# This Weekend's Quiz Report!



## FlyingQuizini (Oct 24, 2006)

Today we ran NADAC Agility for the first time ever...

In a nutshell:

Two clean runs for first place Qs in Regular
One clean run for a first place Q in Touch N Go
One dropped bar in Jumpers (No Q since I entered Proficient)
ONE POOP IN THE RING in WEAVERS! See Below!

They had a Weavers course first, which was a running order change from what had gone out via email. I was expecting the first class to be Regular, and since I was running Novice, I thought I had all the time in the world. WRONG! I get there and am met by a friend who tells me that we're in in about FIVE DOGS! Yikes! I throw down my stuff, run to the car and grab my dog and run to the ring. I've not walked the course, nor have I EVER run a Weavers course! 

I move us to the end of the 20+ dogs and watch the course. I think I've got it, so we step into the ring. The poop in the ring was sooooo my fault! Run was going great… smooth, fast, fun… woohoo! We were down to the last two tunnels… he started going in, then backed out (I was like “what the hell?!?) and then he pooped! I can’t even believe how much he had to hit the breaks to halt his forward momentum to take that dump! He’d already pooped that morning but I know he’s good for two in the AM… I was just hoping we could get through the first run! The collective groan from the crowd was pretty funny! :uhoh:

I also ended up running a friend's Border Collie (Trooper for you locals... Katie!) because she had to leave early to go to a wedding. We had two BEAUTIFUL runs but each had a knocked bar and one funny run where he was all over the place, but didn’t leave the ring and came back each time I called him. That was fun! I figure since she’s getting a spare Border Collie next week (new puppy!) maybe I can borrow Trooper more often? :

NADAC was really run! I can't wait to do a TUNNEL course!

Now we're hooked on yet another agility group.... Let's see... we'll be competing in AKC, ASCA and NADAC agility, AKC and UKC obedience, Hunt Test work, Dock Jumping and lure coursing for the Whippet... PHEW! I'm getting tired just thinking about it!

Thanks for letting me share!

-Stephanie


----------



## TheHooch (May 9, 2007)

Sounds like a fun weekend. Quiz you are the man I don;t care if you did take a poop. Makes you more endearing to me and I know you will be a big hit with Ant!!!!! ROFL

Hooch


----------



## Emma&Tilly (May 15, 2005)

Well done Quiz...you are a star...!!!


----------



## katieanddusty (Feb 9, 2006)

Yay Quiz and Trooper! You're definitely going to get tired competing in all that, but it's fun  Then Quiz can have a bunch of random titles like Dusty from doing every agility organization that exists (except for UKC and DOCNA which we don't have around here).

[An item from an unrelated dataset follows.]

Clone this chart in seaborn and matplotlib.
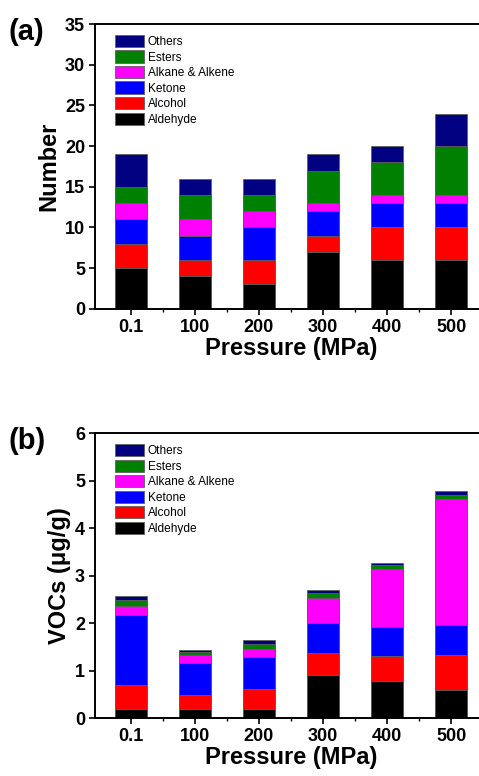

Everyone's getting puppies again! And you definitely should borrow Trooper :


----------



## cubbysan (Mar 13, 2007)

Thanks for sharing! Glad you guys had fun.


----------



## GoldenJoyx'stwo (Feb 25, 2007)

OMG...I can't even read the whole post. I'm laughing about poop! :doh:


----------



## FlyingQuizini (Oct 24, 2006)

Kimm said:


> OMG...I can't even read the whole post. I'm laughing about poop! :doh:


Hahaha! Yeah, it was pretty funny! I think what makes it so funny is that it's not like he wandered off to look for a place to poop..... No... he was FULL ON RUNNING THE COURSE in his regular driven style... and then BAM! Hit the breaks and took a dump!

Gotta love that little red dog! 

-S


----------



## Carsonsdaddy (Nov 1, 2006)

Quiz....you are cracking me up!!! :lol: 

I'd say he got the crowd's attention on that run!!


----------



## sharlin (Feb 26, 2007)

New agility test - 50 Meter Poop & Scoot


----------



## GoldenJoyx'stwo (Feb 25, 2007)

FlyingQuizini said:


> Hahaha! Yeah, it was pretty funny! I think what makes it so funny is that it's not like he wandered off to look for a place to poop..... No... he was FULL ON RUNNING THE COURSE in his regular driven style... and then BAM! Hit the breaks and took a dump!
> 
> Gotta love that little red dog!
> 
> -S


You know Stephanie, I would have PAID to see that! I love watching dogs do what they love to do, but when they are spontaneous, it's priceless!


----------



## hawtee (Nov 1, 2006)

Oh Stephanie, that is priceless.. Sounds like another great weekend for the Quiz...


----------